おかげで、このFBRの技術開発で中核メーカーとなっていただいた三菱重工が、米国のGNEP計画にいち早く提案をして、それが今、採用されようとしているという、たいへんなご努力をいただいているわけで、こういった動きが最初に申し上げた、世界のこれからの原子力発電社会にとって、日本のメーカーの皆さんが大きな力を発揮し、そして世界の原子力開発をリードする、そういう役割を担っていただけるのだろうと思っている。
また、FBR技術開発の中で触れておかなければならないのは、先ほど日米仏の3か国の協力が大事だと申し上げたが、実は、あまり報道されていないものの、この分野でもロシア、あるいはインド、中国といった国々もたいへん積極的にこのFBR開発に取り組んでいて、場合によっては日本を追い越すかもしれない。こういう状況の中で、将来の新たな原子炉システムの開発にとって、日米仏というこの3か国がしっかりとしたリーダーシップをとっていくことが、将来の安定した原子力にとってたいへん大事な役割を担うのだろうと思う。その中でも、メーカーの皆さんにこの分野において積極的に貢献していただくことがたいへん大事だということを、一言追加させていただきたい。
司会 その国際共同開発プロジェクトの中での研究開発協力と同時に、日本独自といいますか、協調しながらも負けないように抜きん出るという、この兼ね合いというか、枠組みも必要ではありませんか。
岡ア これは、国際競争と協調・協力というものをどのように日本のこれからの戦略に生かしていくかというのは、われわれにとってもたいへん大事な視点だろうと思っている。私は、できれば今年内に、日米仏3か国の中で具体的な共同研究開発計画をぜひ打ち立てたいと考えている。この原子力先進3か国で協力して取り組むと同時に、将来にわたり日本のリーダーシップ、競争力をいかに構築していくかを考えていかなくてはならないという、難しい技術開発戦略にこれから取り組んでいかなくてはならない。これはもう関係する皆さん方とよく協議をしながら、日本として間違いのない戦略を打ち立てていく中で、今のご質問のように、将来の国際協力の中で国際競争に打ち勝っていくという視点を忘れてはならない、こう思っている。
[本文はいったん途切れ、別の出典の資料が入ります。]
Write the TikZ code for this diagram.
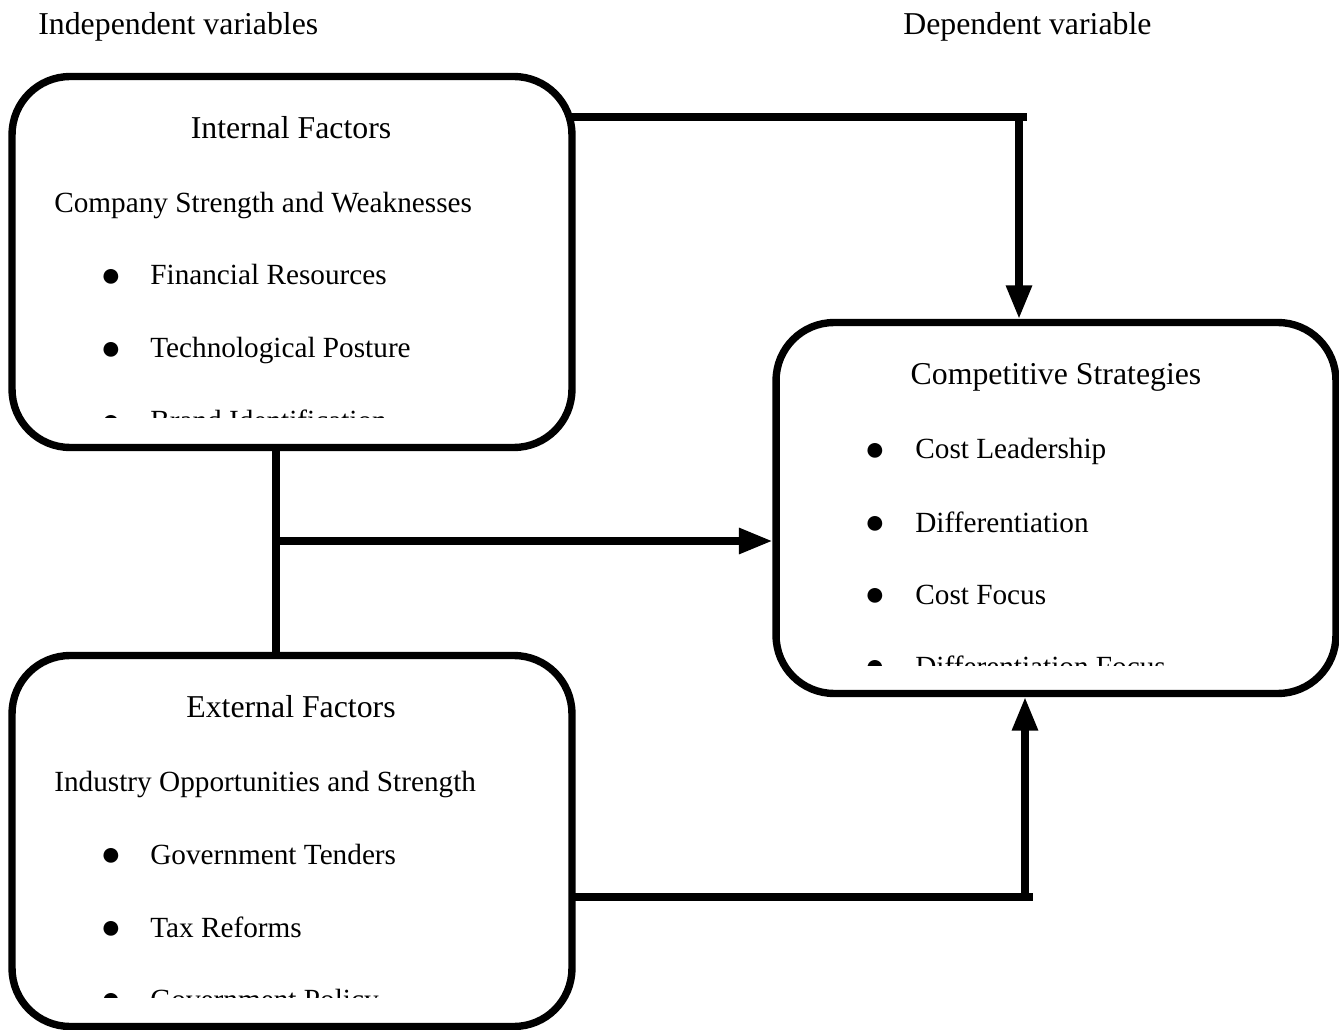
\documentclass[tikz,border=0pt]{standalone}
\usepackage{fontspec}
\setmainfont{Liberation Serif}
\usetikzlibrary{positioning,arrows.meta,backgrounds}

\begin{document}
\begin{tikzpicture}[x=0.02cm,y=-0.02cm,>={Triangle[width=14pt,length=19pt]},
  factor/.style={draw,line width=4.2pt,rounded corners=33pt,fill=white,
    minimum width=11.2cm,minimum height=7.42cm,inner sep=0pt},
  link/.style={line width=4pt},
  head/.style={font=\fontsize{18.1}{22}\selectfont,inner sep=0pt},
  entry/.style={font=\fontsize{16.65}{20}\selectfont,inner sep=0pt,anchor=base west},
  bul/.style={font=\fontsize{19.5}{22}\selectfont,inner sep=0pt}]
  \useasboundingbox (0,0) rectangle (1339,1030);

  % column titles
  \node[head,anchor=base west] (indep) at (38,35) {Independent variables};
  \node[head,anchor=base west] (dep) at (903,35) {Dependent variable};

  % the three boxes
  \node[factor] (intl) at (292,262) {};
  \node[factor] (comp) at (1056,508) {};
  \node[factor] (extl) at (292,841) {};

  % internal factors
  \node[head,anchor=base] (intlT) at (291,139) {Internal Factors};
  \node[entry] (intlS) at (54,213) {Company Strength and Weaknesses};
  \node[bul] (finB) at (111,278) {●};
  \node[entry] (fin) at (150,285) {Financial Resources};
  \node[bul] (techB) at (111,351) {●};
  \node[entry] (tech) at (150,358) {Technological Posture};
  \begin{scope}
    \clip (12,300) rectangle (572,418);
    \node[bul] (brandB) at (111,424) {●};
    \node[entry] (brand) at (150,431) {Brand Identification};
  \end{scope}

  % competitive strategies
  \node[head,anchor=base] (compT) at (1056,385) {Competitive Strategies};
  \node[bul] (costB) at (875,452) {●};
  \node[entry] (cost) at (915,459) {Cost Leadership};
  \node[bul] (diffB) at (875,525) {●};
  \node[entry] (diff) at (915,532) {Differentiation};
  \node[bul] (focB) at (875,597) {●};
  \node[entry] (foc) at (915,604) {Cost Focus};
  \begin{scope}
    \clip (778,560) rectangle (1334,665);
    \node[bul] (dfocB) at (875,669) {●};
    \node[entry] (dfoc) at (915,676) {Differentiation Focus};
  \end{scope}

  % external factors
  \node[head,anchor=base] (extlT) at (291,717) {External Factors};
  \node[entry] (extlS) at (54,791) {Industry Opportunities and Strength};
  \node[bul] (govB) at (111,857) {●};
  \node[entry] (gov) at (150,864) {Government Tenders};
  \node[bul] (taxB) at (111,930) {●};
  \node[entry] (tax) at (150,937) {Tax Reforms};
  \begin{scope}
    \clip (12,900) rectangle (572,997);
    \node[bul] (polB) at (111,1002) {●};
    \node[entry] (pol) at (150,1009) {Government Policy};
  \end{scope}

  % connectors
  \begin{scope}[on background layer]
    \coordinate (topC) at (1027,117);
    \coordinate (topK) at (1019,117);
    \coordinate (midC) at (276,541);
    \coordinate (botC) at (1033,897);
    \coordinate (botK) at (1025,897);
    \draw[link] (intl.center |- topC) -- (topC);
    \draw[link,->] (topK) -- (topK |- comp.north);
    \draw[link] (intl.south -| midC) -- (extl.north -| midC);
    \draw[link,->] (midC) -- (midC -| comp.west);
    \draw[link] (extl.center |- botC) -- (botC);
    \draw[link,->] (botK) -- (botK |- comp.south);
  \end{scope}
\end{tikzpicture}
\end{document}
司会 よく分かりました。それでは勝俣会長、世界が地球環境を守りながら、原子力平和利用で共に発展していくという“原子力発電グローバル化”新時代を迎える中、何よりも大事なことは、今日の皆さまのお話にもあったように、原子力発電所新規建設の継続的実績、経験、ノウハウ、人材、技術開発力等いずれの面でも今、世界の最先端に立つ日本が、まず自らの足元をしっかり固め、日本の中で信頼を得て、原子力への誇りと自信を持ち、核燃料サイクルを含む自己完結型エネルギーとして手中に収める手本を世界に示していくことではないかと思われます。一言コメントいただけませんか。
勝俣 2002年の東京電力による不祥事から始まり、トラブル、地震等いろいろな事象が重なり、国民の皆さまにもたいへんご心配をおかけしております。私どもでできることは、冒頭にも申し上げたように、とにもかくにも「品質管理の徹底」、これに尽きるかと思っている。その上で原子力発電所立地地域とのコミュニケーション、情報公開を含め透明性をきちんと確保していくことが肝心だと思う。